Crucially, in states where it does occur, “foreign policy polarization” does not necessarily imply polarized publics. Indeed, the Filipino population remains ardently pro-American and anti-China. Instead, it is foreign policy polarization among the elite that control policymaking that matters. The nature of hedging and the relatively non-ideological form of China-U.S. competition also means that these polarizing elite factions or parties can at times moderate or switch sides if the domestic or geopolitical incentives shift. The Dutertes remain deeply committed to China, but in Sri Lanka, President Anura Kumara Dissanayake has seemingly reached out to New Delhi despite his party’s traditional ties to Beijing.

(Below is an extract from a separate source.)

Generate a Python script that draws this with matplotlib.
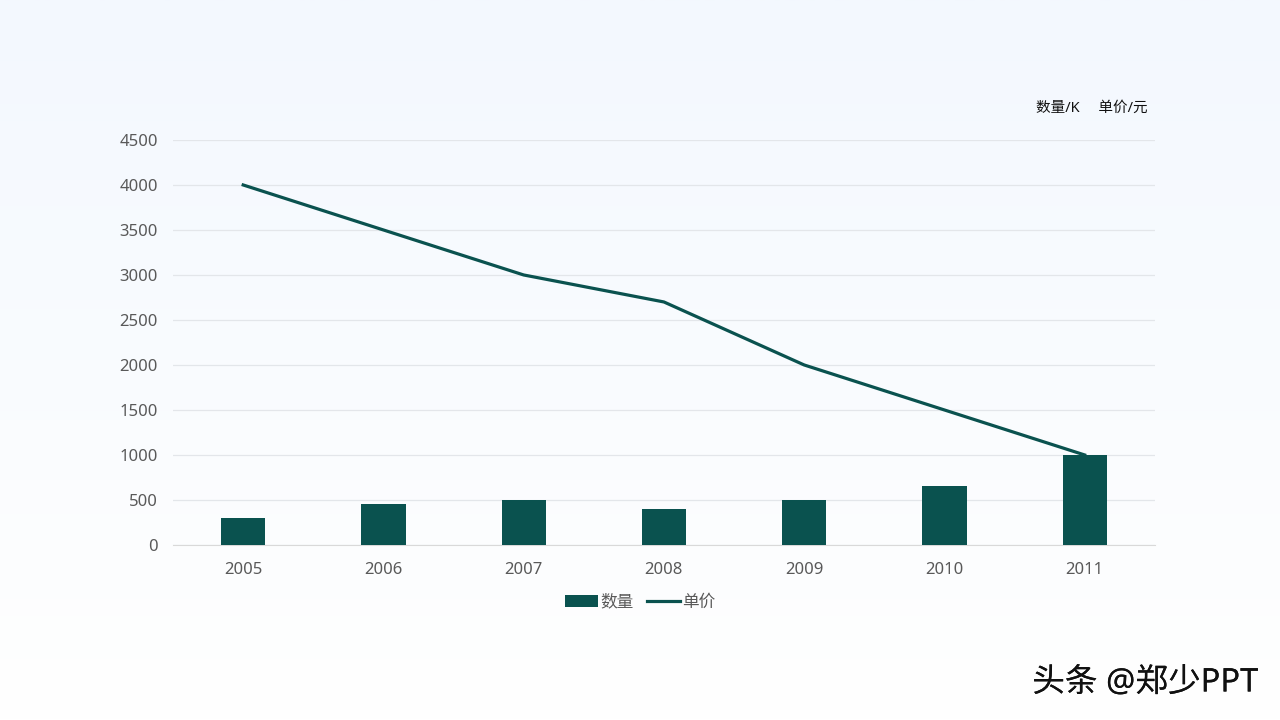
import matplotlib
matplotlib.use("Agg")
import matplotlib.pyplot as plt
import matplotlib.patheffects as pe
import numpy as np
from matplotlib.colors import LinearSegmentedColormap

plt.rcParams['font.family'] = ['Noto Sans', 'Noto Sans CJK SC', 'DejaVu Sans']

years = ['2005', '2006', '2007', '2008', '2009', '2010', '2011']
quantity = [300, 450, 500, 400, 500, 650, 1000]
price = [4000, 3500, 3000, 2700, 2000, 1500, 1000]
yticks = [0, 500, 1000, 1500, 2000, 2500, 3000, 3500, 4000, 4500]

color = '#0a524f'
fig = plt.figure(figsize=(12.8, 7.2), dpi=100)

# background gradient
bg = fig.add_axes([0, 0, 1, 1], zorder=-10)
grad = np.linspace(0, 1, 256).reshape(-1, 1)
cmap = LinearSegmentedColormap.from_list('bg', ['#f3f8fe', '#ffffff'])
bg.imshow(grad, aspect='auto', cmap=cmap, extent=[0, 1, 0, 1])
bg.axis('off')

ax = fig.add_axes([0.1352, 0.2431, 0.767, 0.5625])
ax.patch.set_alpha(0)
x = np.arange(len(years))
ax.plot(x, price, color=color, lw=2.3, zorder=2, label='单价')
ax.bar(x, quantity, width=0.315, color=color, zorder=3, label='数量')

ax.set_xlim(-0.5, len(years) - 0.5)
ax.set_ylim(0, 4500)
ax.set_yticks(yticks)
ax.set_xticks(x)
ax.set_xticklabels(years)
ax.tick_params(axis='both', length=0, labelsize=12, colors='#595959')
ax.tick_params(axis='y', pad=11)
ax.tick_params(axis='x', pad=12.5)
ax.grid(axis='y', color='#e3e6ea', lw=0.9, zorder=0)
for s in ['top', 'right', 'left']:
    ax.spines[s].set_visible(False)
ax.spines['bottom'].set_color('#d9d9d9')

handles, labels = ax.get_legend_handles_labels()
order = [1, 0]
fig.legend([handles[i] for i in order], [labels[i] for i in order],
           loc='center', bbox_to_anchor=(0.5, 0.163), ncol=2, frameon=False,
           fontsize=12, labelcolor='#595959', handlelength=2.0,
           handletextpad=0.1, columnspacing=0.8)

fig.text(1148 / 1280, 1 - 108 / 720, '数量/K     单价/元', ha='right', va='center',
         fontsize=10.5, color='#111111')

fig.text(1258 / 1280, 1 - 683 / 720, '头条 @郑少PPT', ha='right', va='center',
         fontsize=23.5, color='#111111',
         path_effects=[pe.withSimplePatchShadow(offset=(1.5, -1.5), shadow_rgbFace='#ffffff', alpha=1.0),
                       pe.Normal()])

fig.savefig('out.png', dpi=100)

He could also always swing back.
From an immediate policy perspective, the best thing the United States can do is to avoid playing into Beijing’s hands. That means it should work closely with the Marcos government to fulfill its promises, uphold the Philippines-U.S. Mutual Defense Treaty, back up Manila in the South China Sea, and encourage the U.S. private sector to invest in the country. However, setting tariffs on Manila at 17 percent, as suggested in the initial “Liberation Day” announcement, could devastate Philippine growth and render Marcos’ pro-U.S. policies more difficult to justify. Taking action that embarrasses Marcos or weakens the Philippines’ economic performance will simply help the Dutertes and Beijing.
In the future, Washington will need to watch domestic politics in its allies closely – while also understanding that hedging will remain the driving force of foreign policy for most Indo-Pacific states.